En het gevolg daarvan is bekering! Bekering van een leven zonder God te willen behagen tot een leven waarin men zich volledig geeft om God alleen maar te willen behagen.
De enige voorwaarde is dat het hart van de mens voor het Woord van God en het werk van de Heilige Geest open staat.
Twee mensen in de kerk kunnen bijvoorbeeld precies dezelfde boodschap horen. De een, waarvan zijn hart openstaat, ontvangt het Woord en die persoon wordt veranderd, maar de andere, wiens hart gesloten is, ontvangt het niet en die gaat week in en week uit onveranderd de kerk uit.
Vers 11 – “11Verder zei hij tegen hen: Ga, eet lekkernijen en drink zoete dranken. En deel uit aan hen voor wie niets is klaargemaakt, want deze dag is heilig voor onze Heere. Wees niet bedroefd, want de vreugde van de HEERE, dat is uw kracht.”
Vers 12-13 – “12De Levieten deden heel het volk zwijgen door te zeggen: Wees stil, want deze dag is heilig. Wees daarom niet bedroefd. 13Toen ging al het volk weg om te eten en te drinken, om uit te delen en grote vreugde te bedrijven, want zij hadden de woorden begrepen die men hun bekend had gemaakt.”
In eerste instantie werden de mensen bedroefd en huilde omdat zij door het begrijpen van het Woord van God doorhadden dat zij zich moesten bekeren.
Maar nu, nadat zij inzagen dat zij zich moesten bekeren wilde God niet dat zij bedroefd bleven.
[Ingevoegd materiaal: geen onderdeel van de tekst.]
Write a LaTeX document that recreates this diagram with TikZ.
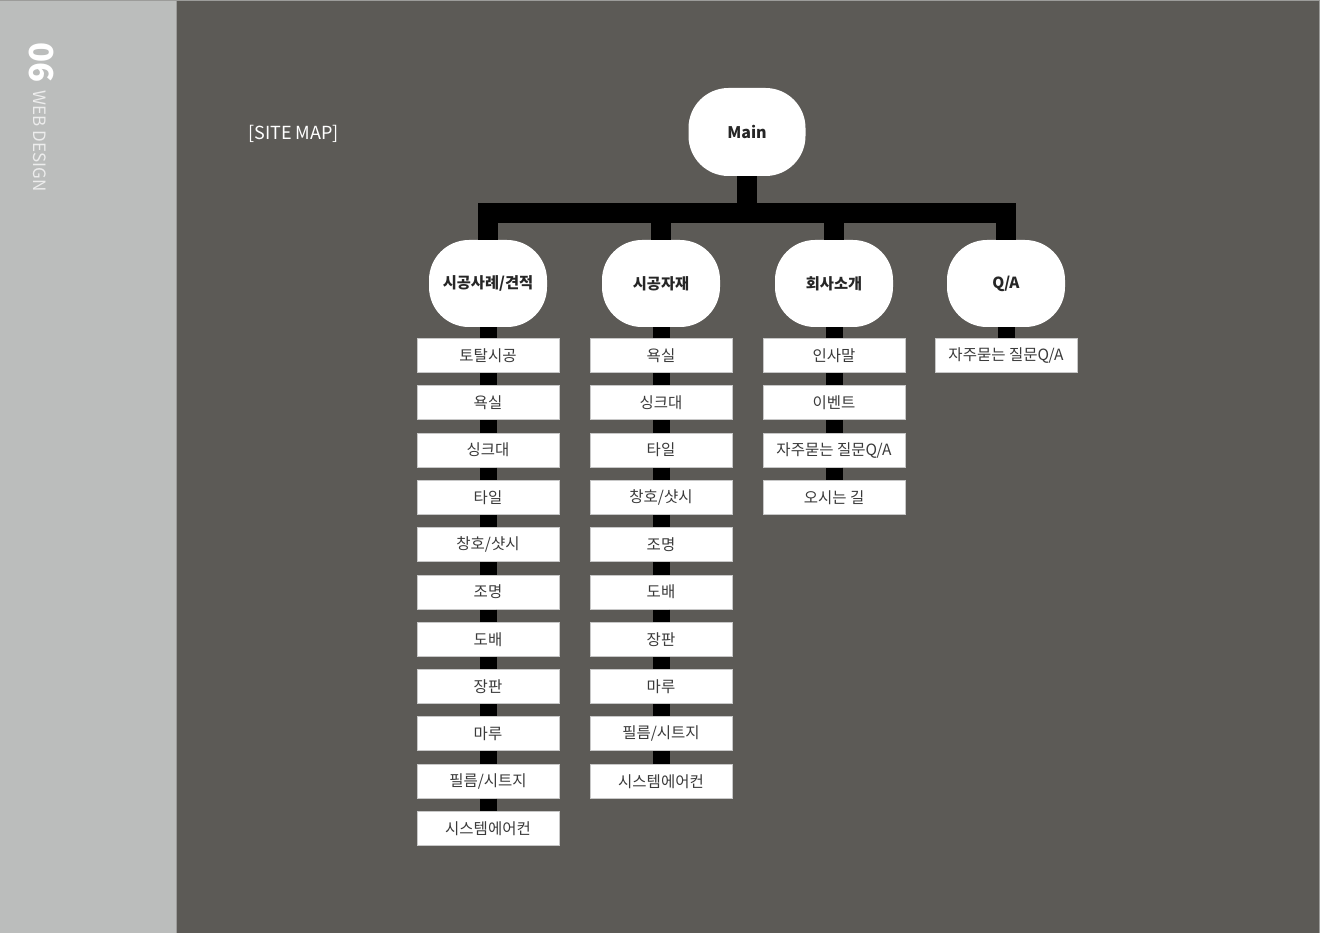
\documentclass[tikz,border=0pt]{standalone}
\usepackage{fontspec}
\setmainfont{Noto Sans CJK KR}
\definecolor{sidebg}{HTML}{BBBDBC}
\definecolor{mainbg}{HTML}{5C5A56}
\definecolor{framec}{HTML}{9C9C9A}
\definecolor{boxline}{HTML}{C8C8C8}
\definecolor{boxtext}{HTML}{3A3A3A}
\definecolor{sidetext}{HTML}{EDEDED}
\tikzset{
  rootnode/.style={fill=white, rounded corners=40pt, minimum width=117pt, minimum height=88pt, inner sep=0pt, font=\fontsize{16}{18}\selectfont\bfseries, text=black!85},
  secnode/.style={fill=white, rounded corners=40pt, minimum width=118pt, minimum height=87pt, inner sep=0pt, font=\fontsize{15.3}{18}\selectfont\bfseries, text=black!85},
  itembox/.style={fill=white, draw=boxline, line width=1pt, minimum width=142pt, minimum height=34pt, inner sep=0pt, font=\fontsize{15.5}{17}\selectfont, text=boxtext},
  trunk/.style={draw=black, line width=20pt, line join=miter},
  chain/.style={draw=black, line width=17pt},
}
\begin{document}
\begin{tikzpicture}[x=1pt,y=-1pt]
\useasboundingbox (0,0) rectangle (1320,933);
% backgrounds
\fill[mainbg] (0,0) rectangle (1320,933);
\fill[sidebg] (0,0) rectangle (176,933);
\draw[framec, line width=1.5pt] (176.5,0) -- (176.5,933);
\draw[framec, line width=2pt] (0,0) -- (1320,0);
\draw[framec, line width=2pt] (1320,0) -- (1320,933);
% sidebar texts
\node[rotate=-90, text=white, font=\fontsize{33}{36}\selectfont\bfseries, inner sep=0pt] (num) at (41,62.5) {06};
\node[rotate=-90, text=sidetext, font=\fontsize{17}{19}\selectfont, inner sep=0pt] (sect) at (40,141) {WEB DESIGN};
% title
\node[text=white, font=\fontsize{18}{20}\selectfont, inner sep=0pt, anchor=west] (title) at (248,134) {[SITE MAP]};
% root
\node[rootnode] (root) at (747,132) {Main};
% level 1
\node[secnode] (l1) at (488,283.5) {시공사례/견적};
\node[secnode] (l2) at (661,283.5) {시공자재};
\node[secnode] (l3) at (834,283.5) {회사소개};
\node[secnode] (l4) at (1006,283.5) {Q/A};
\foreach \c in {l1,l2,l3,l4}{
  \draw[trunk] (root.south) -- ++(0,36.5) -| (\c.north);
}
% items
\foreach \t [count=\i] in {토탈시공,욕실,싱크대,타일,창호/샷시,조명,도배,장판,마루,필름/시트지,시스템에어컨}{
  \node[itembox] (a\i) at (488,{355.5+47.3*(\i-1)}) {\t};
}
\foreach \t [count=\i] in {욕실,싱크대,타일,창호/샷시,조명,도배,장판,마루,필름/시트지,시스템에어컨}{
  \node[itembox] (b\i) at (661,{355.5+47.3*(\i-1)}) {\t};
}
\foreach \t [count=\i] in {인사말,이벤트,자주묻는 질문Q/A,오시는 길}{
  \node[itembox] (c\i) at (834,{355.5+47.3*(\i-1)}) {\t};
}
\node[itembox] (d1) at (1006,355.5) {자주묻는 질문Q/A};
% chains
\draw[chain] (l1.south) -- (a1.north);
\draw[chain] (l2.south) -- (b1.north);
\draw[chain] (l3.south) -- (c1.north);
\draw[chain] (l4.south) -- (d1.north);
\foreach \i in {2,...,11}{
  \pgfmathtruncatemacro{\p}{\i-1}
  \draw[chain] (a\p.south) -- (a\i.north);
}
\foreach \i in {2,...,10}{
  \pgfmathtruncatemacro{\p}{\i-1}
  \draw[chain] (b\p.south) -- (b\i.north);
}
\foreach \i in {2,...,4}{
  \pgfmathtruncatemacro{\p}{\i-1}
  \draw[chain] (c\p.south) -- (c\i.north);
}
\end{tikzpicture}
\end{document}
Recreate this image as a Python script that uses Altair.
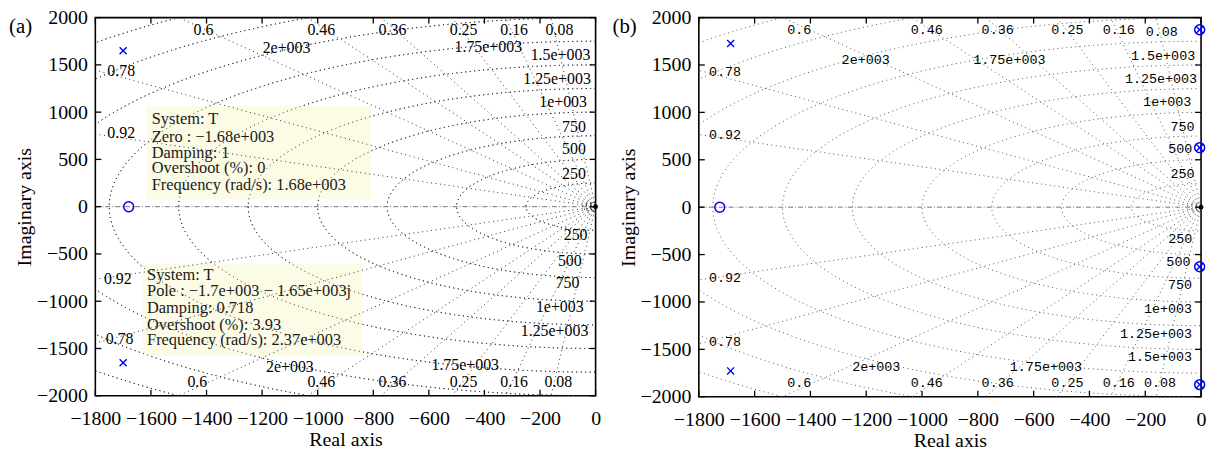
import altair as alt
import numpy as np
import pandas as pd

# ---------------- data ----------------
zeta_values = [0.08, 0.16, 0.25, 0.36, 0.46, 0.6, 0.78, 0.92]
wn_values = [250, 500, 750, 1000, 1250, 1500, 1750, 2000, 2250, 2500]
wn_small = [12, 24, 36, 48]
x_ticks = [-1800, -1600, -1400, -1200, -1000, -800, -600, -400, -200, 0]
y_ticks = [-2000, -1500, -1000, -500, 0, 500, 1000, 1500, 2000]

# panel (a) poles / zeros
a_pole_re = [-1700, -1700]
a_pole_im = [1650, -1650]
a_zero_re = [-1680]
a_zero_im = [0]

# panel (b) poles / zeros
b_pole_re = [-1686, -1686, -5, -5, -5, -5]
b_pole_im = [1727, -1727, 1872, -1872, 628, -628]
b_zero_re = [-1725, -5, -5, -5, -5]
b_zero_im = [0, 1872, -1872, 628, -628]

# damping labels
a_damp_lbl = ["0.6", "0.46", "0.36", "0.25", "0.16", "0.08",
              "0.6", "0.46", "0.36", "0.25", "0.16", "0.08",
              "0.78", "0.92", "0.92", "0.78"]
a_damp_x = [-1411, -987, -731, -475, -293, -130,
            -1433, -987, -731, -475, -293, -134,
            -1707, -1707, -1719, -1713]
a_damp_y = [1867, 1867, 1867, 1867, 1867, 1867,
            -1853, -1853, -1853, -1853, -1853, -1853,
            1430, 782, -765, -1405]

b_damp_lbl = a_damp_lbl
b_damp_x = [-1440, -983, -729, -479, -295, -141,
            -1440, -983, -729, -479, -295, -147,
            -1706, -1706, -1706, -1706]
b_damp_y = [1874, 1874, 1874, 1874, 1874, 1850,
            -1860, -1860, -1860, -1860, -1860, -1860,
            1424, 761, -750, -1421]

# natural-frequency labels (right aligned near the imaginary axis)
a_fr_lbl = ["1.5e+003", "1.25e+003", "1e+003", "750", "500", "250",
            "250", "500", "750", "1e+003", "1.25e+003"]
a_fr_x = [-19, -17, -31, -35, -35, -35, -29, -50, -58, -43, -26]
a_fr_y = [1604, 1349, 1108, 845, 607, 344, -302, -575, -811, -1066, -1311]
# natural-frequency labels (centred)
a_frc_lbl = ["2e+003", "1.75e+003", "1.75e+003", "2e+003"]
a_frc_x = [-1112, -386, -469, -1100]
a_frc_y = [1682, 1692, -1675, -1693]

b_fr_lbl = ["1.5e+003", "1.25e+003", "1e+003", "750", "500", "250",
            "250", "500", "750", "1e+003", "1.25e+003", "1.5e+003"]
b_fr_x = [-21, -14, -35, -23, -31, -23, -31, -38, -32, -32, -32, -32]
b_fr_y = [1599, 1351, 1110, 845, 611, 349, -332, -576, -820, -1075, -1337, -1581]
b_frc_lbl = ["2e+003", "1.75e+003", "1.75e+003", "2e+003"]
b_frc_x = [-1202, -687, -556, -1164]
b_frc_y = [1553, 1553, -1682, -1682]

# data tips (panel a)
tip1_lines = ["System: T", "Zero : \u22121.68e+003", "Damping: 1",
              "Overshoot (%): 0", "Frequency (rad/s): 1.68e+003"]
tip1_x = -1597
tip1_y = [922, 740, 572, 407, 233]
tip1_box = [-1615, -808, 1066, 79]
tip2_lines = ["System: T", "Pole : \u22121.7e+003 \u2212 1.65e+003j", "Damping: 0.718",
              "Overshoot (%): 3.93", "Frequency (rad/s): 2.37e+003"]
tip2_x = -1614
tip2_y = [-722, -890, -1073, -1247, -1415]
tip2_box = [-1630, -839, -601, -1580]

# ---------------- helpers ----------------
SERIF = "Liberation Serif"
MONO = "Liberation Mono"
X_DOM = [-1800, 0]
Y_DOM = [-2000, 2000]


def circle_frame(radii):
    rows = []
    th = np.linspace(np.pi / 2, 3 * np.pi / 2, 181)
    for r in radii:
        for i, t in enumerate(th):
            rows.append({"wn": r, "i": i, "re": r * np.cos(t), "im": r * np.sin(t)})
    return pd.DataFrame(rows)


def damping_frame(zetas):
    L = 5000.0
    rows = []
    for z in zetas:
        s = np.sqrt(1 - z * z)
        rows.append({"z": z, "x0": 0, "y0": 0, "x1": -L * z, "y1": L * s})
        rows.append({"z": z, "x0": 0, "y0": 0, "x1": -L * z, "y1": -L * s})
    return pd.DataFrame(rows)


def panel(tag, W, H, poles, zeros, damp, fr, frc, lbl_font, lbl_size, grid_color, tips=None):
    xs = alt.Scale(domain=X_DOM, nice=False, zero=False)
    ys = alt.Scale(domain=Y_DOM, nice=False, zero=False)
    xaxis = alt.Axis(values=x_ticks, format="d", ticks=False, domain=False, grid=False,
                     labelFont=SERIF, labelFontSize=20, labelColor="black",
                     labelPadding=13, labelOverlap=False, labelFlush=False,
                     title="Real axis", titleFont=SERIF, titleFontSize=20,
                     titleFontWeight="normal", titleColor="black", titlePadding=1)
    yaxis = alt.Axis(values=y_ticks, format="d", ticks=False, domain=False, grid=False,
                     labelFont=SERIF, labelFontSize=20, labelColor="black",
                     labelPadding=8, labelOverlap=False, labelFlush=False,
                     title="Imaginary axis", titleFont=SERIF, titleFontSize=20,
                     titleFontWeight="normal", titleColor="black", titlePadding=2)

    def X(f):
        return alt.X(f, type="quantitative", scale=xs, axis=xaxis, title="Real axis")

    def Y(f):
        return alt.Y(f, type="quantitative", scale=ys, axis=yaxis, title="Imaginary axis")

    layers = []
    circ = circle_frame(wn_values + wn_small)
    grid_line = dict(clip=True, color=grid_color, strokeWidth=1, strokeDash=[1, 3.5])
    layers.append(
        alt.Chart(circ).mark_line(**grid_line).encode(
            x=X("re"), y=Y("im"), detail="wn:N", order="i:Q")
    )
    if tips is not None:
        for box in tips["boxes"]:
            bdf = pd.DataFrame({"x1": [box[0]], "x2": [box[1]], "y1": [box[2]], "y2": [box[3]]})
            layers.append(
                alt.Chart(bdf).mark_rect(color="#FBFBE6").encode(
                    x=X("x1"), x2="x2:Q", y=Y("y1"), y2="y2:Q")
            )
        layers.append(
            alt.Chart(circ).mark_line(**grid_line).encode(
                x=X("re"), y=Y("im"), detail="wn:N", order="i:Q")
        )
    dmp = damping_frame(zeta_values)
    layers.append(
        alt.Chart(dmp).mark_rule(**grid_line).encode(
            x=X("x0"), y=Y("y0"), x2="x1:Q", y2="y1:Q")
    )
    real_ax = pd.DataFrame({"x1": [X_DOM[0]], "x2": [X_DOM[1]], "y": [0]})
    layers.append(
        alt.Chart(real_ax).mark_rule(clip=True, color="#777", strokeWidth=1,
                                     strokeDash=[5, 2, 1, 2]).encode(
            x=X("x1"), x2="x2:Q", y=Y("y"))
    )
    # inward tick marks on all four sides
    xt = pd.DataFrame({"v": x_ticks})
    yt = pd.DataFrame({"v": y_ticks})
    for yv in [(H, H - 6), (0, 6)]:
        layers.append(alt.Chart(xt).mark_rule(color="black", strokeWidth=1.3).encode(
            x=X("v"), y=alt.value(yv[0]), y2=alt.value(yv[1])))
    for xv in [(0, 6), (W, W - 6)]:
        layers.append(alt.Chart(yt).mark_rule(color="black", strokeWidth=1.3).encode(
            y=Y("v"), x=alt.value(xv[0]), x2=alt.value(xv[1])))

    # grid labels
    ddf = pd.DataFrame({"t": damp[0], "x": damp[1], "y": damp[2]})
    layers.append(alt.Chart(ddf).mark_text(font=lbl_font, fontSize=lbl_size, color="black",
                                           align="center", baseline="middle").encode(
        x=X("x"), y=Y("y"), text="t:N"))
    fdf = pd.DataFrame({"t": fr[0], "x": fr[1], "y": fr[2]})
    layers.append(alt.Chart(fdf).mark_text(font=lbl_font, fontSize=lbl_size, color="black",
                                           align="right", baseline="middle").encode(
        x=X("x"), y=Y("y"), text="t:N"))
    cdf = pd.DataFrame({"t": frc[0], "x": frc[1], "y": frc[2]})
    layers.append(alt.Chart(cdf).mark_text(font=lbl_font, fontSize=lbl_size, color="black",
                                           align="center", baseline="middle").encode(
        x=X("x"), y=Y("y"), text="t:N"))

    if tips is not None:
        for lines, tx, tys in tips["texts"]:
            tdf = pd.DataFrame({"t": lines, "x": [tx] * len(lines), "y": tys})
            layers.append(alt.Chart(tdf).mark_text(font=SERIF, fontSize=16.5, color="#1a1a1a",
                                                   align="left", baseline="middle").encode(
                x=X("x"), y=Y("y"), text="t:N"))

    # origin marker
    odf = pd.DataFrame({"x": [0], "y": [0]})
    layers.append(alt.Chart(odf).mark_point(shape="circle", filled=True, color="black",
                                            size=22, opacity=1).encode(x=X("x"), y=Y("y")))

    # zeros & poles
    zdf = pd.DataFrame({"x": zeros[0], "y": zeros[1]})
    layers.append(alt.Chart(zdf).mark_point(shape="circle", filled=False, color="#0000FF",
                                            size=100, strokeWidth=1.5, opacity=1).encode(
        x=X("x"), y=Y("y")))
    pdf_ = pd.DataFrame({"x": poles[0], "y": poles[1]})
    layers.append(alt.Chart(pdf_).mark_point(shape="M-1,-1L1,1M-1,1L1,-1", filled=False,
                                             color="#0000FF", size=50, strokeWidth=1.4,
                                             opacity=1).encode(x=X("x"), y=Y("y")))

    # panel tag
    tdf = pd.DataFrame({"t": [tag]})
    layers.append(alt.Chart(tdf).mark_text(font=SERIF, fontSize=21, color="black",
                                           align="left", baseline="middle").encode(
        x=alt.value(-87), y=alt.value(10), text="t:N"))

    return alt.layer(*layers).properties(width=W, height=H)


pa = panel("(a)", 504, 381,
           (a_pole_re, a_pole_im), (a_zero_re, a_zero_im),
           (a_damp_lbl, a_damp_x, a_damp_y),
           (a_fr_lbl, a_fr_x, a_fr_y),
           (a_frc_lbl, a_frc_x, a_frc_y),
           SERIF, 16, "#333",
           tips={"boxes": [tip1_box, tip2_box],
                 "texts": [(tip1_lines, tip1_x, tip1_y), (tip2_lines, tip2_x, tip2_y)]})

pb = panel("(b)", 506, 382,
           (b_pole_re, b_pole_im), (b_zero_re, b_zero_im),
           (b_damp_lbl, b_damp_x, b_damp_y),
           (b_fr_lbl, b_fr_x, b_fr_y),
           (b_frc_lbl, b_frc_x, b_frc_y),
           MONO, 13.5, "#555")

chart = alt.hconcat(pa, pb, spacing=104, bounds="flush").properties(
    padding={"left": 0, "top": -3, "right": 0, "bottom": 0}
).configure_view(stroke="black", strokeWidth=1.6)

chart.save("out.html", embed_options={"renderer": "svg", "actions": False})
Het tegendeel! God wilde juist dat het volk vervuld zou zijn met Zijn vreugde, daarom heeft God ervoor gezorgd dat Ezra en de overige leraren het Woord van God uitlegde zodat de mensen het konden begrijpen.
Vreugde is altijd het gevolg van het begrijpen van het Woord van God en daarom is het voor ons als kerk en voor eenieder individu belangrijk om op dezelfde wijze met het Woord van God om te gaan.
Overal in Getsewoud, overal in Nieuw Vennep, overal in de Haarlemmermeer, overal waar wij komen zijn er eenzame mensen, zijn er gebroken mensen, zijn er mensen die God nodig hebben.
En als wij deze mensen echt iets willen bieden, dan moeten wij hun het levende Woord, Jezus Christus verklaren én wij moeten het geschreven Woord, de Bijbel aan hun uitleggen zodat zij het kunnen begrijpen.
En dat begint hier, bij ons. Wij die in de Calvary Chapel verantwoordelijk zijn voor de prediking zullen er alles aan doen om ons te houden aan het voorbeeld dat ons hier in Nehemia 8 gegeven wordt.
Mijn verlangen en mijn oproep aan jullie is dat jullie hetzelfde willen en dat jullie op een persoonlijke wijze (dat bij jou past), het voorbeeld van Nehemia 8 in je dagelijks leven toe zal passen.
God is en blijft getrouw. Ik geloof dat dit een van de manieren is om onze trouw aan God te bewijzen. Omwille van Zijn naam, omwille van Jezus Christus!